Stored data
—————

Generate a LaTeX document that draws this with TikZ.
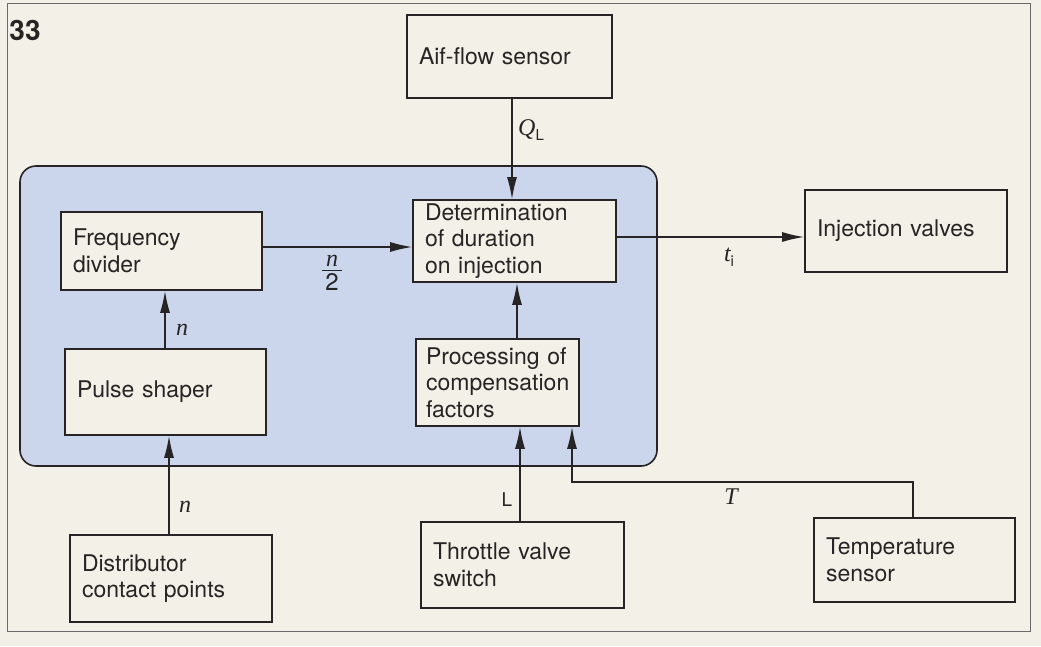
\documentclass[tikz,border=0pt]{standalone}
\usepackage{fontspec}
\setmainfont{TeX Gyre Heros}
\newfontfamily\ser{Liberation Serif}
\usetikzlibrary{arrows.meta,calc}
\definecolor{paper}{RGB}{243,240,231}
\definecolor{ecublue}{RGB}{203,214,236}
\definecolor{ink}{RGB}{38,36,36}
\definecolor{framegray}{RGB}{105,105,105}
\begin{document}
\begin{tikzpicture}[x=1pt,y=-1pt,
  blk/.style={draw=ink, line width=1.6pt, fill=paper, inner xsep=12pt, inner ysep=0pt,
              align=left, font=\fontsize{23}{26.5}\selectfont, text=ink, anchor=center},
  arr/.style={draw=ink, line width=1.5pt, -{Latex[length=22pt,width=10pt]}},
  lbl/.style={font=\fontsize{24}{26}\selectfont, text=ink, inner sep=0pt}
]
\fill[paper] (0,0) rectangle (1041,646);
\useasboundingbox (0,0) rectangle (1041,646);
% page frame
\draw[framegray, line width=1pt] (7,3) -- (1030,3) -- (1030,631) -- (7,631) -- cycle;

\node[lbl, font=\fontsize{28}{30}\selectfont\bfseries] (num) at (25,30) {33};

% control unit
\node[draw=ink, line width=1.6pt, fill=ecublue, rounded corners=16pt,
      minimum width=637pt, minimum height=300pt, inner sep=0pt] (ecu) at (338.5,316) {};

% blocks
\node[blk, text width=181pt, minimum height=83pt] (air)   at (509.5,56.5) {Aif-flow sensor};
\node[blk, text width=179pt, minimum height=82pt] (det)   at (514.5,241)  {Determination\\of duration\\on injection};
\node[blk, text width=177pt, minimum height=78pt] (freq)  at (161.5,251)  {Frequency\\divider};
\node[blk, text width=177pt, minimum height=86pt] (pulse) at (165.5,392)  {Pulse shaper};
\node[blk, inner xsep=10pt, text width=143pt, minimum height=87pt] (proc) at (497.5,382.5) {Processing of\\compensation\\factors};
\node[blk, text width=178pt, minimum height=82pt] (inj)   at (906,231)    {Injection valves};
\node[blk, text width=178pt, minimum height=87pt] (dist)  at (171,578.5)  {Distributor\\contact points};
\node[blk, text width=179pt, minimum height=86pt] (thr)   at (522.5,565)  {Throttle valve\\switch};
\node[blk, text width=177pt, minimum height=84pt] (temp)  at (914.5,560)  {Temperature\\sensor};

% helper coordinates
\coordinate (ax) at (512,0);
\coordinate (fy) at (0,247);
\coordinate (iy) at (0,237);
\coordinate (px) at (165,0);
\coordinate (dx) at (169,0);
\coordinate (cx) at (517,0);
\coordinate (tx) at (520,0);
\coordinate (sx) at (913,0);
\coordinate (tb) at (572,482);

% connectors
\draw[arr] (air.south -| ax) -- (det.north -| ax);
\draw[arr] (freq.east |- fy) -- (det.west |- fy);
\draw[arr] (det.east |- iy) -- (inj.west |- iy);
\draw[arr] (pulse.north -| px) -- (freq.south -| px);
\draw[arr] (dist.north -| dx) -- (pulse.south -| dx);
\draw[arr] (proc.north -| cx) -- (det.south -| cx);
\draw[arr] (thr.north -| tx) -- (proc.south -| tx);
\draw[arr] (temp.north -| sx) |- (tb) -- (proc.south -| tb);

% labels
\node[lbl] (lq) at (531,130) {{\ser\itshape Q}\raisebox{-5pt}{\fontsize{15}{15}\selectfont L}};
\node[lbl] (lt) at (729,257) {{\ser\itshape t}\raisebox{-5pt}{\fontsize{15}{15}\selectfont i}};
\node[lbl, align=center] (lh) at (332,273) {\setlength{\arrayrulewidth}{1.2pt}\begin{tabular}{@{}c@{}}{\ser\itshape\,n\,}\\[-4pt]\hline\noalign{\vskip1pt}2\end{tabular}};
\node[lbl] (ln1) at (182,330) {\ser\itshape n};
\node[lbl] (ln2) at (185,507) {\ser\itshape n};
\node[lbl, font=\fontsize{19}{20}\selectfont] (ll) at (507,500) {L};
\node[lbl] (lT) at (731,497) {\ser\itshape T};
\end{tikzpicture}
\end{document}
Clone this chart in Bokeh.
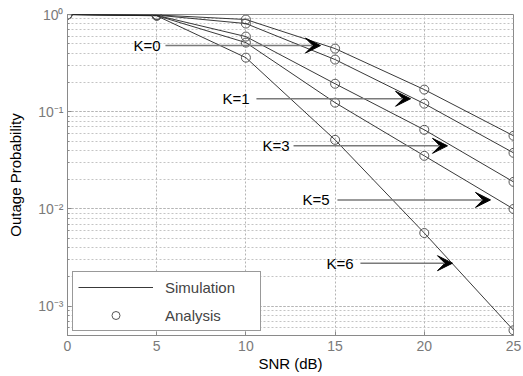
from bokeh.plotting import figure
from bokeh.models import (Range1d, Arrow, VeeHead, Label, Legend, LegendItem,
                          CustomJSTickFormatter, SingleIntervalTicker, LogTicker)
from bokeh.embed import file_html
from bokeh.resources import INLINE

# ---- data ----
snr = [0, 5, 10, 15, 20, 25]
pout_k0 = [1.0, 0.99, 0.888, 0.446, 0.169, 0.0566]
pout_k1 = [1.0, 0.985, 0.807, 0.344, 0.121, 0.0378]
pout_k3 = [1.0, 0.98, 0.593, 0.194, 0.0652, 0.0190]
pout_k5 = [1.0, 0.975, 0.514, 0.124, 0.0352, 0.0100]
pout_k6 = [1.0, 0.97, 0.360, 0.0514, 0.00566, 0.000566]
series = [pout_k0, pout_k1, pout_k3, pout_k5, pout_k6]

# curve annotations: label, label x, arrow start x, arrow tip x, y
ann_labels = ["K=0", "K=1", "K=3", "K=5", "K=6"]
ann_text_x = [3.70, 8.69, 10.93, 13.17, 14.52]
ann_start_x = [5.49, 10.59, 12.67, 15.13, 16.42]
ann_tip_x = [14.18, 19.23, 21.30, 23.71, 21.58]
ann_y = [0.479, 0.136, 0.0446, 0.0124, 0.00277]

legend_labels = ["Simulation", "Analysis"]

FONT = "Liberation Sans"
GRAY = "#8a8a8a"

p = figure(width=523, height=376, output_backend="svg", toolbar_location=None,
           y_axis_type="log", x_range=Range1d(0, 25), y_range=Range1d(5e-4, 1),
           min_border_left=67, min_border_right=10, min_border_top=14,
           min_border_bottom=41)

p.outline_line_color = GRAY
p.outline_line_width = 1

# axes
p.xaxis.ticker = SingleIntervalTicker(interval=5, num_minor_ticks=0)
p.yaxis.ticker = LogTicker(num_minor_ticks=10)
p.yaxis.formatter = CustomJSTickFormatter(code="""
const e = Math.round(Math.log10(tick));
const m = {'-':'\u207B','0':'\u2070','1':'\u00B9','2':'\u00B2','3':'\u00B3','4':'\u2074','5':'\u2075','6':'\u2076','7':'\u2077','8':'\u2078','9':'\u2079'};
return '10' + String(e).split('').map(c => m[c]).join('');
""")
for ax in (p.xaxis, p.yaxis):
    ax.axis_line_color = GRAY
    ax.major_tick_line_color = GRAY
    ax.minor_tick_line_color = GRAY
    ax.major_tick_in = 4
    ax.major_tick_out = 0
    ax.minor_tick_in = 2
    ax.minor_tick_out = 0
    ax.major_label_text_color = "#7a7a7a"
    ax.major_label_text_font = FONT
    ax.major_label_text_font_size = "14px"
    ax.axis_label_text_font = FONT
    ax.axis_label_text_font_size = "15px"
    ax.axis_label_text_font_style = "normal"
    ax.axis_label_text_color = "black"
p.xaxis.axis_label = "SNR (dB)"
p.yaxis.axis_label = "Outage Probability"
p.xaxis.major_label_standoff = 5
p.xaxis.axis_label_standoff = 1
p.yaxis.major_label_standoff = 4
p.yaxis.axis_label_standoff = 11

# grid
for g in (p.xgrid, p.ygrid):
    g.grid_line_color = "#b4b4b4"
    g.grid_line_dash = "2 2"
    g.grid_line_width = 1
p.ygrid.minor_grid_line_color = "#c4c4c4"
p.ygrid.minor_grid_line_dash = "2 2"

# curves
line_rs, circ_rs = [], []
for ys in series:
    lr = p.line(snr, ys, line_color="#222222", line_width=0.9)
    cr = p.scatter(snr, ys, marker="circle", size=9, fill_color=None,
                   line_color="#555555", line_width=1)
    line_rs.append(lr)
    circ_rs.append(cr)

# annotations
for lab, tx, sx, ex, y in zip(ann_labels, ann_text_x, ann_start_x, ann_tip_x, ann_y):
    p.add_layout(Label(x=tx, y=y, text=lab, text_font=FONT, text_font_size="15px",
                       text_baseline="middle", text_align="left", text_color="black"))
    p.add_layout(Arrow(x_start=sx, y_start=y, x_end=ex, y_end=y,
                       line_color="#7a7a7a", line_width=1.5,
                       end=VeeHead(size=15, fill_color="black", line_color="black")))

legend = Legend(items=[LegendItem(label=legend_labels[0], renderers=[line_rs[0]]),
                       LegendItem(label=legend_labels[1], renderers=[circ_rs[0]])],
                location=(5, 4), glyph_width=75, glyph_height=20, label_width=90,
                label_standoff=12, padding=5, spacing=8, margin=0,
                border_line_color="#333333", border_line_width=1,
                background_fill_color="white", background_fill_alpha=1,
                label_text_font=FONT, label_text_font_size="15px")
p.add_layout(legend)

open("out.html", "w").write(file_html(p, INLINE))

—————

Pictures are not part of the copy. Reproduce the lines from the one containing "Clone this chart in Bokeh." through the one containing "from bokeh.resources import INLINE", exactly and nothing more.

Clone this chart in Bokeh.
from bokeh.plotting import figure
from bokeh.models import (Range1d, Arrow, VeeHead, Label, Legend, LegendItem,
                          CustomJSTickFormatter, SingleIntervalTicker, LogTicker)
from bokeh.embed import file_html
from bokeh.resources import INLINE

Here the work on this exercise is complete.